** start SOURCE DATA **
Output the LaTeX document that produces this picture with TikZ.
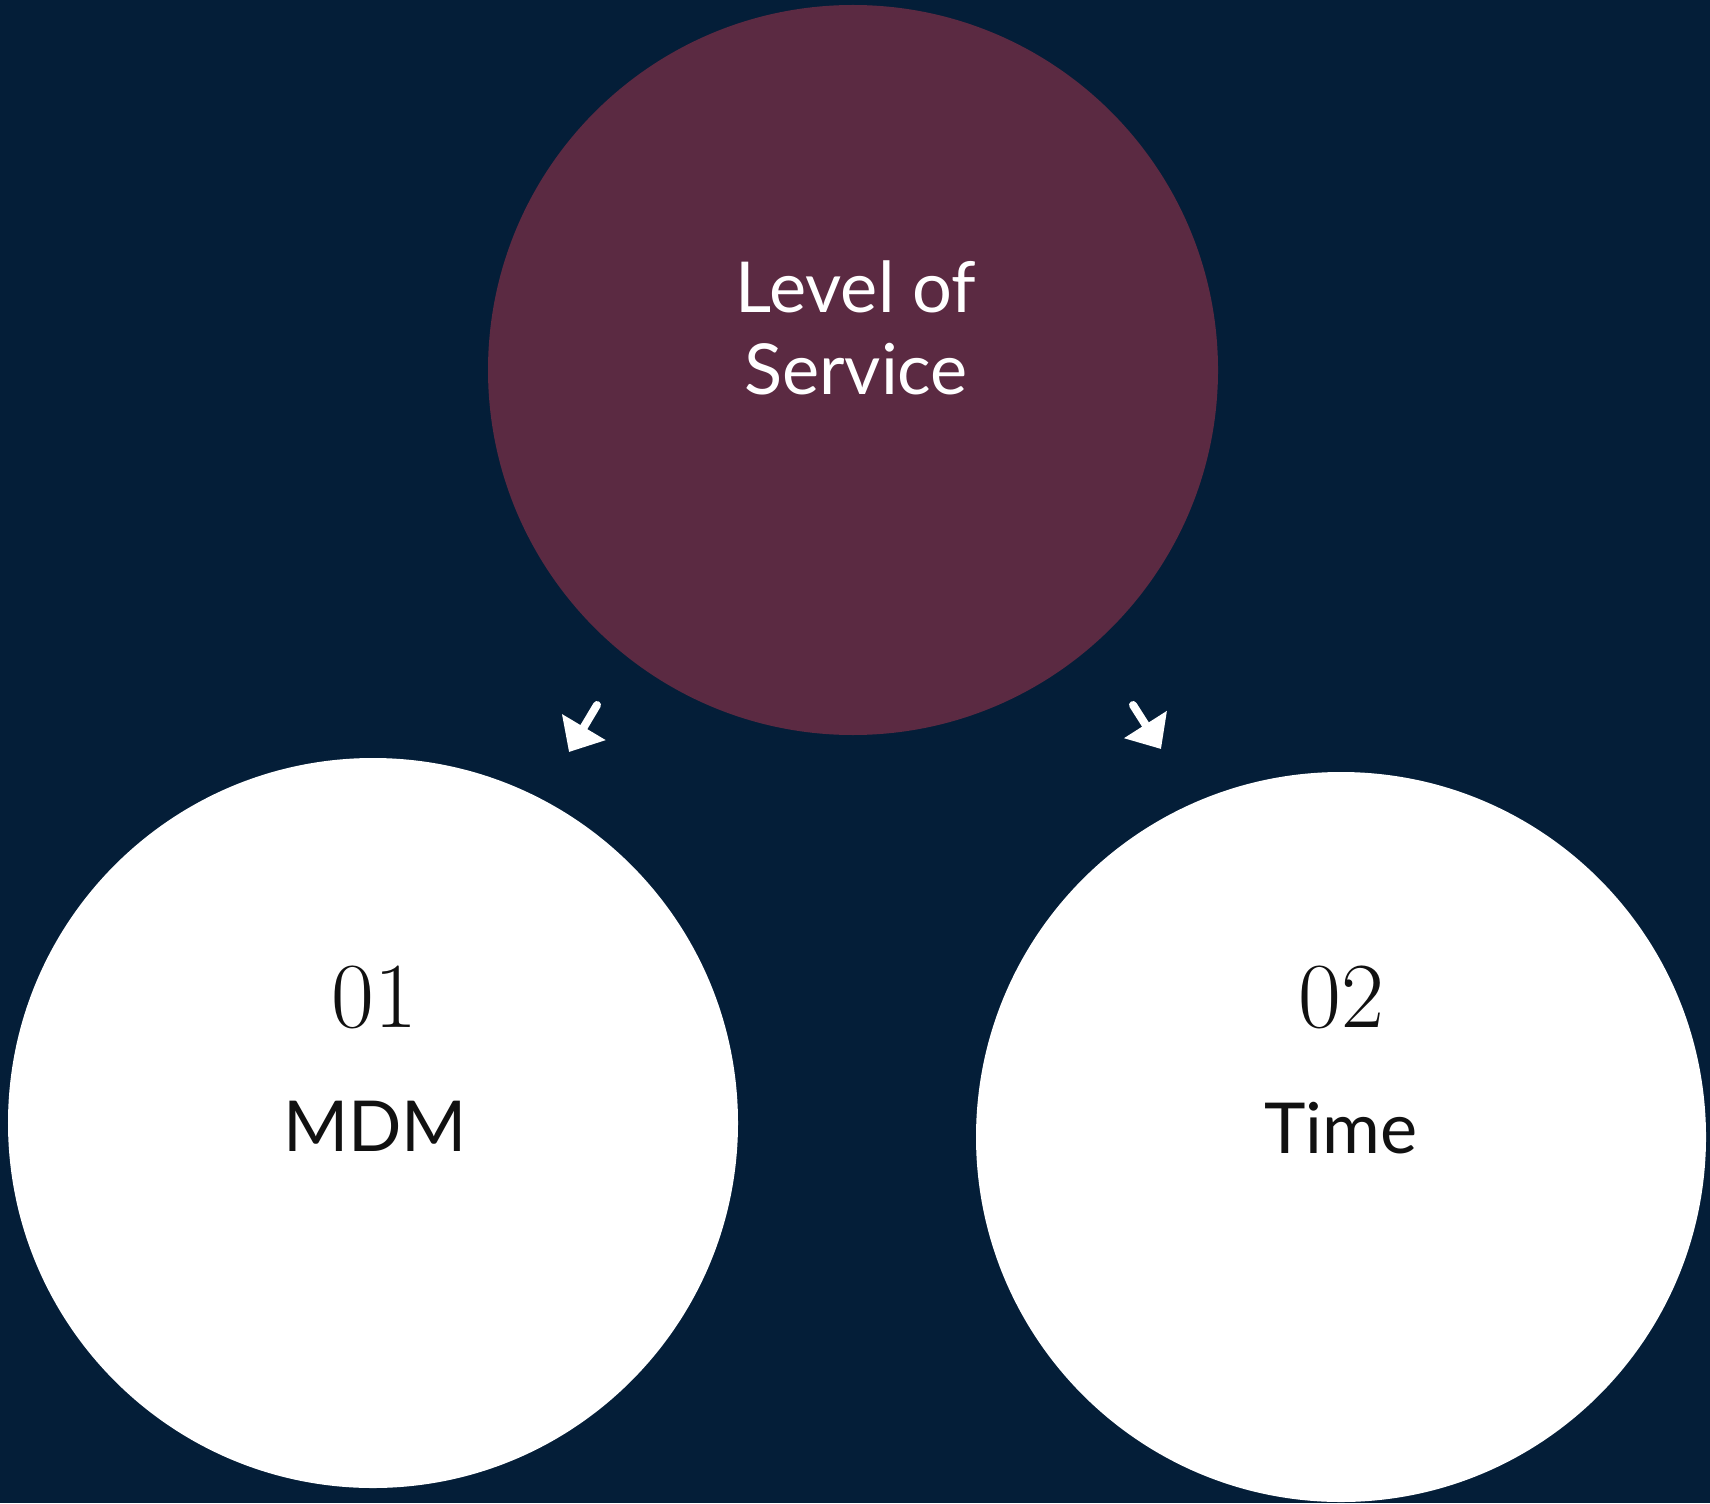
\documentclass[tikz,border=0pt]{standalone}
\usepackage{fontspec}
\newfontfamily\labelfont{Lato}
\usetikzlibrary{arrows.meta, positioning}
\definecolor{cnavy}{HTML}{041E38}
\definecolor{cplum}{HTML}{5B2A42}
\definecolor{cink}{HTML}{111111}
\tikzset{
  every picture/.style={line width=1.2pt},
  bubble/.style={circle, fill=#1, draw=none, minimum size=7.3cm, inner sep=0pt},
  bubble/.default=white,
  word/.style={font=\labelfont\fontsize{20}{23.3}\selectfont, anchor=base, inner sep=0pt},
  num/.style={font=\fontsize{26.5}{30}\selectfont, anchor=base, inner sep=0pt, text=cink},
  arrow/.style={-{Triangle[length=0.29cm, width=0.49cm]}, draw=white, line width=0.08cm, line cap=round},
}
\begin{document}
\begin{tikzpicture}
  \useasboundingbox (0,0) rectangle (17.1,15.03);
  \fill[cnavy] (0,0) rectangle (17.1,15.03);
  % the three circles
  \node[bubble=cplum] (service) at (8.53,11.33) {};
  \node[bubble] (mdm) at (3.73,3.80) {};
  \node[bubble] (time) at (13.41,3.66) {};
  % labels
  \node[word, text=white] (serviceA) at (8.56,11.90) {Level of};
  \node[word, text=white] (serviceB) at (8.56,11.08) {Service};
  \node[num] (mdmNum) at (3.74,4.76) {01};
  \node[word, text=cink] (mdmName) at (3.75,3.52) {MDM};
  \node[num] (timeNum) at (13.41,4.76) {02};
  \node[word, text=cink] (timeName) at (13.41,3.50) {Time};
  % arrows
  \coordinate (leftFrom) at (5.97,7.98);
  \coordinate (leftTo) at (5.69,7.51);
  \coordinate (rightFrom) at (11.33,7.98);
  \coordinate (rightTo) at (11.61,7.54);
  \draw[arrow] (leftFrom) -- (leftTo);
  \draw[arrow] (rightFrom) -- (rightTo);
\end{tikzpicture}
\end{document}
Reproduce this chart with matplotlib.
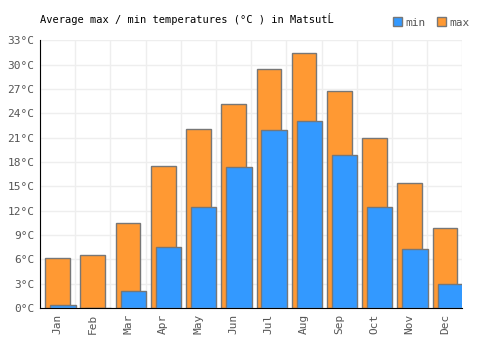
import matplotlib.pyplot as plt
import numpy as np

months = ['Jan', 'Feb', 'Mar', 'Apr', 'May', 'Jun', 'Jul', 'Aug', 'Sep', 'Oct', 'Nov', 'Dec']
t_max = [6.2, 6.5, 10.5, 17.5, 22.1, 25.2, 29.5, 31.4, 26.8, 21.0, 15.4, 9.9]
t_min = [0.4, 0.0, 2.1, 7.5, 12.5, 17.4, 22.0, 23.1, 18.9, 12.5, 7.3, 3.0]
y_ticks = [0, 3, 6, 9, 12, 15, 18, 21, 24, 27, 30, 33]

plt.rcParams['font.family'] = ['DejaVu Sans Mono']

fig = plt.figure(figsize=(5, 3.5), dpi=100)
ax = fig.add_axes([0.08, 0.12, 0.845, 0.765])

x = np.arange(len(months))
ax.bar(x, t_max, width=0.7, color='#ff9933', edgecolor='#777777', linewidth=1, label='max', zorder=2)
ax.bar(x + 0.15, t_min, width=0.72, color='#3399ff', edgecolor='#777777', linewidth=1, label='min', zorder=3)

ax.set_xlim(-0.5, len(months) - 0.5)
ax.set_ylim(0, 33)
ax.set_yticks(y_ticks)
ax.set_yticklabels([f'{v}°C' for v in y_ticks], fontsize=8, color='#555555')
ax.set_xticks(x)
ax.set_xticklabels(months, rotation=90, fontsize=8, color='#555555')
ax.set_xticks(np.arange(-0.5, len(months), 1), minor=True)
ax.grid(True, axis='y', color='#eeeeee', linewidth=1, zorder=0)
ax.grid(True, axis='x', which='minor', color='#eeeeee', linewidth=1, zorder=0)
ax.tick_params(axis='both', which='both', length=0, pad=4)
for s in ['top', 'right']:
    ax.spines[s].set_visible(False)
ax.spines['left'].set_color('black')
ax.spines['bottom'].set_color('black')

fig.text(0.08, 0.945, 'Average max / min temperatures (°C ) in MatsutĹ', fontsize=7.5, ha='left', va='center')

h, l = ax.get_legend_handles_labels()
ax.legend(h[::-1], l[::-1], loc='lower right', bbox_to_anchor=(1.04, 1.01), ncol=2, frameon=False,
          fontsize=8, handlelength=0.8, handleheight=0.8, handletextpad=0.3, columnspacing=1.0, labelcolor='#555555')

fig.savefig('out.png', dpi=100, facecolor='white')
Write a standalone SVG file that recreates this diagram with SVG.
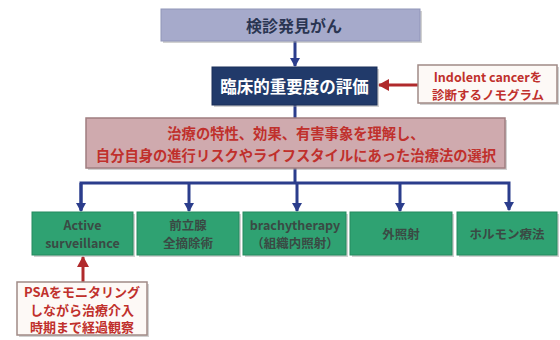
** end SOURCE DATA **
**WRITTEN EXERCISE:** Reproduce each entry verbatim, excluding any embedded images.

**REPLY:**
Output the LaTeX document that produces this picture with TikZ.
\documentclass[tikz,border=0pt]{standalone}
\usepackage{fontspec}
\newfontfamily\labelfont{Lato}
\usetikzlibrary{arrows.meta, positioning}
\definecolor{cnavy}{HTML}{041E38}
\definecolor{cplum}{HTML}{5B2A42}
\definecolor{cink}{HTML}{111111}
\tikzset{
  every picture/.style={line width=1.2pt},
  bubble/.style={circle, fill=#1, draw=none, minimum size=7.3cm, inner sep=0pt},
  bubble/.default=white,
  word/.style={font=\labelfont\fontsize{20}{23.3}\selectfont, anchor=base, inner sep=0pt},
  num/.style={font=\fontsize{26.5}{30}\selectfont, anchor=base, inner sep=0pt, text=cink},
  arrow/.style={-{Triangle[length=0.29cm, width=0.49cm]}, draw=white, line width=0.08cm, line cap=round},
}
\begin{document}
\begin{tikzpicture}
  \useasboundingbox (0,0) rectangle (17.1,15.03);
  \fill[cnavy] (0,0) rectangle (17.1,15.03);
  % the three circles
  \node[bubble=cplum] (service) at (8.53,11.33) {};
  \node[bubble] (mdm) at (3.73,3.80) {};
  \node[bubble] (time) at (13.41,3.66) {};
  % labels
  \node[word, text=white] (serviceA) at (8.56,11.90) {Level of};
  \node[word, text=white] (serviceB) at (8.56,11.08) {Service};
  \node[num] (mdmNum) at (3.74,4.76) {01};
  \node[word, text=cink] (mdmName) at (3.75,3.52) {MDM};
  \node[num] (timeNum) at (13.41,4.76) {02};
  \node[word, text=cink] (timeName) at (13.41,3.50) {Time};
  % arrows
  \coordinate (leftFrom) at (5.97,7.98);
  \coordinate (leftTo) at (5.69,7.51);
  \coordinate (rightFrom) at (11.33,7.98);
  \coordinate (rightTo) at (11.61,7.54);
  \draw[arrow] (leftFrom) -- (leftTo);
  \draw[arrow] (rightFrom) -- (rightTo);
\end{tikzpicture}
\end{document}
Reproduce this chart with matplotlib.
import matplotlib.pyplot as plt
import numpy as np

months = ['Jan', 'Feb', 'Mar', 'Apr', 'May', 'Jun', 'Jul', 'Aug', 'Sep', 'Oct', 'Nov', 'Dec']
t_max = [6.2, 6.5, 10.5, 17.5, 22.1, 25.2, 29.5, 31.4, 26.8, 21.0, 15.4, 9.9]
t_min = [0.4, 0.0, 2.1, 7.5, 12.5, 17.4, 22.0, 23.1, 18.9, 12.5, 7.3, 3.0]
y_ticks = [0, 3, 6, 9, 12, 15, 18, 21, 24, 27, 30, 33]

plt.rcParams['font.family'] = ['DejaVu Sans Mono']

fig = plt.figure(figsize=(5, 3.5), dpi=100)
ax = fig.add_axes([0.08, 0.12, 0.845, 0.765])

x = np.arange(len(months))
ax.bar(x, t_max, width=0.7, color='#ff9933', edgecolor='#777777', linewidth=1, label='max', zorder=2)
ax.bar(x + 0.15, t_min, width=0.72, color='#3399ff', edgecolor='#777777', linewidth=1, label='min', zorder=3)

ax.set_xlim(-0.5, len(months) - 0.5)
ax.set_ylim(0, 33)
ax.set_yticks(y_ticks)
ax.set_yticklabels([f'{v}°C' for v in y_ticks], fontsize=8, color='#555555')
ax.set_xticks(x)
ax.set_xticklabels(months, rotation=90, fontsize=8, color='#555555')
ax.set_xticks(np.arange(-0.5, len(months), 1), minor=True)
ax.grid(True, axis='y', color='#eeeeee', linewidth=1, zorder=0)
ax.grid(True, axis='x', which='minor', color='#eeeeee', linewidth=1, zorder=0)
ax.tick_params(axis='both', which='both', length=0, pad=4)
for s in ['top', 'right']:
    ax.spines[s].set_visible(False)
ax.spines['left'].set_color('black')
ax.spines['bottom'].set_color('black')

fig.text(0.08, 0.945, 'Average max / min temperatures (°C ) in MatsutĹ', fontsize=7.5, ha='left', va='center')

h, l = ax.get_legend_handles_labels()
ax.legend(h[::-1], l[::-1], loc='lower right', bbox_to_anchor=(1.04, 1.01), ncol=2, frameon=False,
          fontsize=8, handlelength=0.8, handleheight=0.8, handletextpad=0.3, columnspacing=1.0, labelcolor='#555555')

fig.savefig('out.png', dpi=100, facecolor='white')
Write a standalone SVG file that recreates this diagram with SVG.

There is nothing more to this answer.